Gerçek: Profesyonellik sadece oyuncu kulüp arasında değildir. Zaten kulüpler de her oyuncu profesyonelleşmemiş ,mesela Galatasaray 1953 yılında amatör oyuncularıyla katılabildiği Türkiye Futbol birinciliğini kazanmıştır. Siz Türkiye futbol birinciliklerini şampiyonluğa dahil etmenize rağmen,1953'ü amatör olduğu için saymıyorsunuz. Ee hani fark yoktu??
Profesyonellik esas itibariyle kulüplerle, organizasyon ve federasyon arasındaki ilişkiyi etkiler. Oyunlara bir çok uyulması zorunlu yeni standartlar eklenir.

Mevcut ligden en son 9 sene önce oynanmış, hiçbir dönem en popüler lig olamamış, milli küme gibi bir organizasyonun şampiyonluklarını asıl lig şampiyonluklarına ekleyen dünya da hiçbir ülke yoktur.

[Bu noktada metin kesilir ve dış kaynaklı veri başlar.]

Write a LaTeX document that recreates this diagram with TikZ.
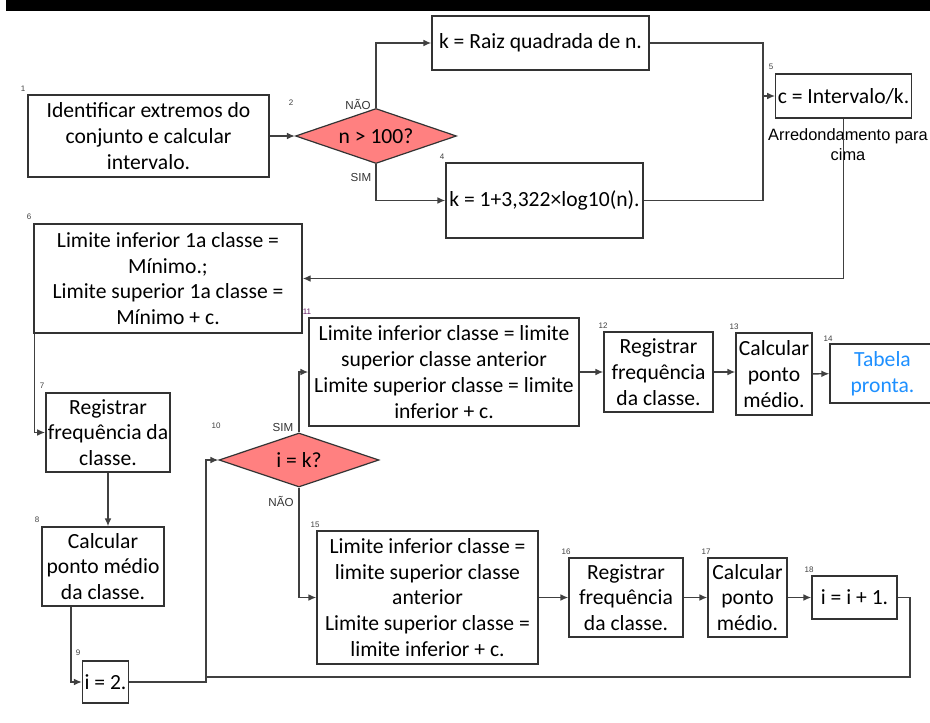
\documentclass[tikz,border=0pt]{standalone}
\usepackage{fontspec}
\setmainfont{Carlito}
\newfontfamily\arialfont{Liberation Sans}
\usetikzlibrary{shapes.geometric}
\usetikzlibrary{arrows.meta}
\usetikzlibrary{calc}

\definecolor{diafill}{RGB}{255,128,128}
\definecolor{tabblue}{RGB}{30,144,255}
\definecolor{numpurple}{RGB}{100,30,100}

\tikzset{
  box/.style={draw=black!80, fill=white, line width=0.7pt, align=center, inner sep=1pt,
    font=\fontsize{10.8}{12.9}\selectfont},
  dec/.style={diamond, shape aspect=2.9, draw=black!80, fill=diafill, line width=0.6pt, inner sep=0pt,
    font=\fontsize{10.8}{12.9}\selectfont},
  sz/.style 2 args={minimum width=#1*0.5pt, minimum height=#2*0.5pt},
  num/.style={font=\arialfont\fontsize{4}{5}\selectfont, inner sep=0pt},
  ans/.style={font=\arialfont\fontsize{5.8}{7}\selectfont, text=black!80, inner sep=0pt},
  flow/.style={draw=black!75, line width=0.7pt, -{Latex[length=4pt,width=3.4pt]}},
  link/.style={draw=black!75, line width=0.7pt},
}

\begin{document}
\begin{tikzpicture}[x=0.5pt, y=-0.5pt]
\useasboundingbox (0,0) rectangle (930,722);

% black bar on top
\fill (6,-5) rectangle (935,11);

% first part: n and k
\node[box, sz={241}{82}] (ident) at (148.5,136) {Identificar extremos do\\conjunto e calcular\\intervalo.};
\node[dec, sz={161}{55}] (testn) at (376,136) {n > 100?};
\node[box, sz={217}{54}] (kraiz) at (540.5,43) {k = Raiz quadrada de n.};
\node[box, sz={197}{75}] (kstur) at (544.5,200.5) {k = 1+3,322×log10(n).};
\node[box, sz={135}{44}] (cint) at (843.5,96) {c = Intervalo/k.};
\node[font=\arialfont\fontsize{8.2}{10}\selectfont, align=center, inner sep=0pt] (arred) at (848,145) {Arredondamento para\\cima};

% first class
\node[box, sz={268}{109}] (lim1) at (168,278.5) {Limite inferior 1a classe =\\Mínimo.;\\Limite superior 1a classe =\\Mínimo + c.};
\node[box, sz={122}{79}] (freq1) at (108,432.5) {Registrar\\frequência da\\classe.};
\node[box, sz={122}{79}] (pm1) at (103,566.5) {Calcular\\ponto médio\\da classe.};
\node[box, sz={45}{42}] (iini) at (105.5,682) {i = 2.};
\node[dec, sz={160}{54}] (testi) at (299,460) {i = k?};

% last class
\node[box, sz={270}{108}] (limk) at (444,372) {Limite inferior classe = limite\\superior classe anterior\\Limite superior classe = limite\\inferior + c.};
\node[box, sz={109}{80}] (freqk) at (658.5,372) {Registrar\\frequência\\da classe.};
\node[box, sz={76}{82}] (pmk) at (774,374) {Calcular\\ponto\\médio.};
\node[box, sz={105}{59}, text=tabblue] (fim) at (882.5,373.5) {Tabela\\pronta.};

% other classes
\node[box, sz={221}{133}] (limi) at (427.5,597.5) {Limite inferior classe =\\limite superior classe\\anterior\\Limite superior classe =\\limite inferior + c.};
\node[box, sz={114}{79}] (freqi) at (626,597.5) {Registrar\\frequência\\da classe.};
\node[box, sz={79}{79}] (pmi) at (747.5,597.5) {Calcular\\ponto\\médio.};
\node[box, sz={85}{43}] (incr) at (854.5,597.5) {i = i + 1.};

% answers
\node[ans] (nao2) at (358,104) {NÃO};
\node[ans] (sim2) at (361,178) {SIM};
\node[ans] (sim10) at (283,428) {SIM};
\node[ans] (nao10) at (281,501) {NÃO};

% step numbers
\foreach \n/\px/\py/\c in {1/23/89/black!75, 2/291/103/black!75, 4/442/157/black!75,
  5/771/67/black!75, 6/29/217/black!75, 7/42/386/black!75, 8/37/520/black!75,
  9/78/653/black!75, 10/216/426/black!75, 11/307/312/numpurple, 12/603/326/black!75,
  13/734/327/black!75, 14/828/339/black!75, 15/315/525/black!75, 16/566/552/black!75,
  17/706/552/black!75, 18/809/570/black!75}
  \node[num, text=\c] (step\n) at (\px,\py) {\n};

% joints
\coordinate (jk) at (763,96);
\coordinate (jloop) at (206,460);
\coordinate (jback) at (910,677);

% connectors
\draw[flow] (ident) -- (testn);
\draw[flow] (testn.north) |- (kraiz.west);
\draw[flow] (testn.south) |- (kstur.west);
\draw[link] (kraiz.east) -| (jk);
\draw[link] (kstur.east) -| (jk);
\draw[flow] (jk) -- (cint.west);
\draw[flow] (cint.south) |- (lim1.east);
\draw[flow] ([xshift=0.5pt]lim1.south west) |- (freq1.west);
\draw[flow] (freq1.south) -- (freq1.south |- pm1.north);
\draw[flow] ($(pm1.south west)!0.24!(pm1.south east)$) |- (iini.west);
\draw[flow] (iini.east) -| (jloop) -- (testi.west);
\draw[flow] (testi.north) |- (limk.west);
\draw[flow] (testi.south) |- (limi.west);
\draw[flow] (limk) -- (freqk);
\draw[flow] (freqk.east) -- (freqk.east -| pmk.west);
\draw[flow] (pmk) -- (fim);
\draw[flow] (limi) -- (freqi);
\draw[flow] (freqi) -- (pmi);
\draw[flow] (pmi) -- (incr);
\draw[link] (incr.east) -| (jback) -- (jback -| jloop);

\end{tikzpicture}
\end{document}
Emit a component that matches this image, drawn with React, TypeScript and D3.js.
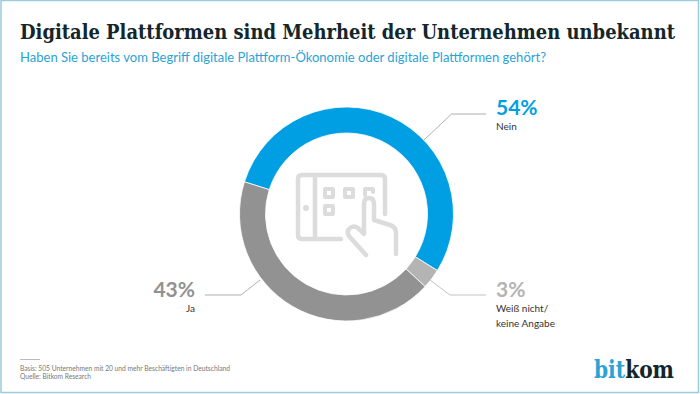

Dünya da eklenen tüm şampiyonluklar mevcut ligin en fazla 1 sene öncesinde oynanan, yani halihazırda oynanan ligin öncesi olduğu açık olan ligden eklenmiştir. Kaldı ki bu 9 sene içerisinde futbolun savaş kriz vs gibi nedenlerde hiç oynanmama gibi bir durumu da yoktur. Aksine profesyonelliğe geçilmiştir.